» **Supplied material**

══════

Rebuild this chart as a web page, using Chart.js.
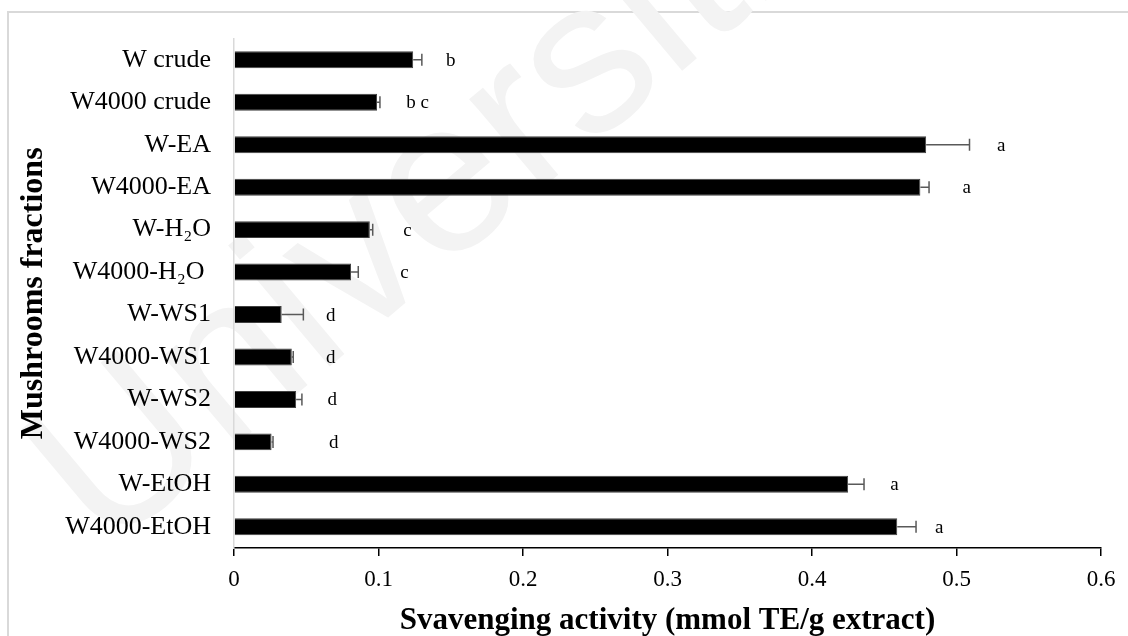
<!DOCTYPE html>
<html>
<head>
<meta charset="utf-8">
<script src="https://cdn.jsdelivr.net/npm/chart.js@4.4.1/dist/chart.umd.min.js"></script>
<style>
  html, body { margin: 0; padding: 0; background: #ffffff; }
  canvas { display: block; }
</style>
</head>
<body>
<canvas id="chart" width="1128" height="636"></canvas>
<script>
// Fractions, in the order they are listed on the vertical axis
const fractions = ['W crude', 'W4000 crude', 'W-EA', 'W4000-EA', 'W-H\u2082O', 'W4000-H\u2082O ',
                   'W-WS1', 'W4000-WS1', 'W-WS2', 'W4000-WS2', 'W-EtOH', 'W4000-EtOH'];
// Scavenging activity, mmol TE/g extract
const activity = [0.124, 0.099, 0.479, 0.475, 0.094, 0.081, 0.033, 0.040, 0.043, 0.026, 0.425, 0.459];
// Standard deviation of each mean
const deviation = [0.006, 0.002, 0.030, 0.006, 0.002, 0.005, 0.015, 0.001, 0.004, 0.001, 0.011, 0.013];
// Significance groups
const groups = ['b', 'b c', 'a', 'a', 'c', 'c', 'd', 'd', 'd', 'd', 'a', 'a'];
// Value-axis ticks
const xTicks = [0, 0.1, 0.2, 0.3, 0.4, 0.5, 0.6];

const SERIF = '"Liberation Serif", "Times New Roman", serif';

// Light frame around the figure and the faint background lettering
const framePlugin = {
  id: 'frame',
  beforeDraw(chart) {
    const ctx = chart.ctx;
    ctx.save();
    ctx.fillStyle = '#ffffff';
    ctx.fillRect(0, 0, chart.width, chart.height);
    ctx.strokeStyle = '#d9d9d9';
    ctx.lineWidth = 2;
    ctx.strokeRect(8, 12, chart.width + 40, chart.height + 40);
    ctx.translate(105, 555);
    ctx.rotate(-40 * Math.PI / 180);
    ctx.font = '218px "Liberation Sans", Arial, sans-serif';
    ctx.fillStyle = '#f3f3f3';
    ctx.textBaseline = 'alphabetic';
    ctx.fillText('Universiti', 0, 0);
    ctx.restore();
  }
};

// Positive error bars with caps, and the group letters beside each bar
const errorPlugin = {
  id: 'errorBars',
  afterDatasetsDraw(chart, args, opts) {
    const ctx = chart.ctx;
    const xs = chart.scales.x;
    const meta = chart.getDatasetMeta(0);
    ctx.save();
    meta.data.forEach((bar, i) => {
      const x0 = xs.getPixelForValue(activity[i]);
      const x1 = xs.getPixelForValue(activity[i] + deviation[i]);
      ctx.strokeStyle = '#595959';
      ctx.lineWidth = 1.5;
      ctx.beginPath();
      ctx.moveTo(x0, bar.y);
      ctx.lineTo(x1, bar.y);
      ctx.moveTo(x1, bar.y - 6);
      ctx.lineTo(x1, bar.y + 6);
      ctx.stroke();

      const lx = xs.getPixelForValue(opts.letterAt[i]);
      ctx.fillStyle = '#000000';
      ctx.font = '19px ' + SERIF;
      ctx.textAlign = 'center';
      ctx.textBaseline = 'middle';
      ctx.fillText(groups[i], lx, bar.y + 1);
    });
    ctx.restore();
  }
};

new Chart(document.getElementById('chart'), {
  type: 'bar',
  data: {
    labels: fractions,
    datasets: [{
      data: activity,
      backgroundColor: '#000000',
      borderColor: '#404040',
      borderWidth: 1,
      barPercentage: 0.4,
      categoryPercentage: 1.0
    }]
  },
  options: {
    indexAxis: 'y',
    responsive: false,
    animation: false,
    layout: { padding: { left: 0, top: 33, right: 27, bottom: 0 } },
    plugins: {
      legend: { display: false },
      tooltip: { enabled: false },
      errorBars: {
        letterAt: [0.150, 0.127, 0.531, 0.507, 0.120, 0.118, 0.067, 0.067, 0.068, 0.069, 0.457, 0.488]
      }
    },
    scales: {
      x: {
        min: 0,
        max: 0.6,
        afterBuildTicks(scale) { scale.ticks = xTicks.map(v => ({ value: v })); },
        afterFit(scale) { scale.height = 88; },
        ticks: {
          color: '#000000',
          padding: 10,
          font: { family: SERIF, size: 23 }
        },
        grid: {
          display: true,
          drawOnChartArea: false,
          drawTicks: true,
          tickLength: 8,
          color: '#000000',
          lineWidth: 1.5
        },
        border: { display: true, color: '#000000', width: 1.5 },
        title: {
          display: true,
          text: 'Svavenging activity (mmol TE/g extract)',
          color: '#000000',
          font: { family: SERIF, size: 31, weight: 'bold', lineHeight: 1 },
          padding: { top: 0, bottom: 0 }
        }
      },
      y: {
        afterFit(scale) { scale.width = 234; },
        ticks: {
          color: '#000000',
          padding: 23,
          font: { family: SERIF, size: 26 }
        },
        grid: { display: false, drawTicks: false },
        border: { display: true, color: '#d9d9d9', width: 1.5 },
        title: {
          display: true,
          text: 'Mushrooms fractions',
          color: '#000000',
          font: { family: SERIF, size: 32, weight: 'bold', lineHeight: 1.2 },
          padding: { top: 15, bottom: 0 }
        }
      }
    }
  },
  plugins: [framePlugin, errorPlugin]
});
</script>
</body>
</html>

══════

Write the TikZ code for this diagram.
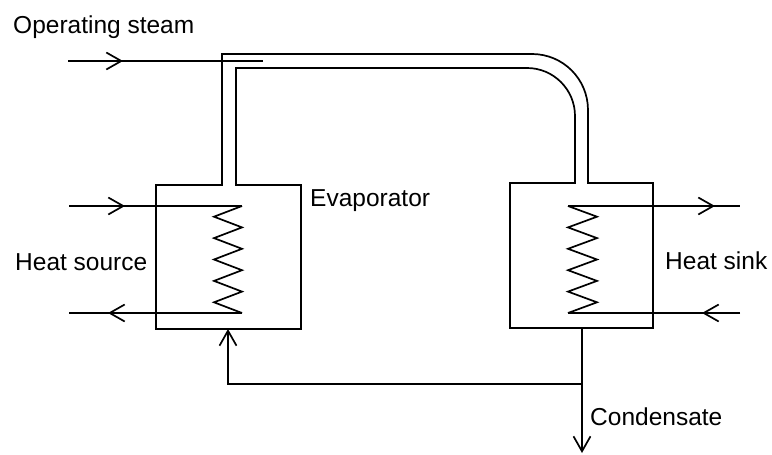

══════

Copy out all lines from the material above that contain the string "this".

Rebuild this chart as a web page, using Chart.js.
Write the TikZ code for this diagram.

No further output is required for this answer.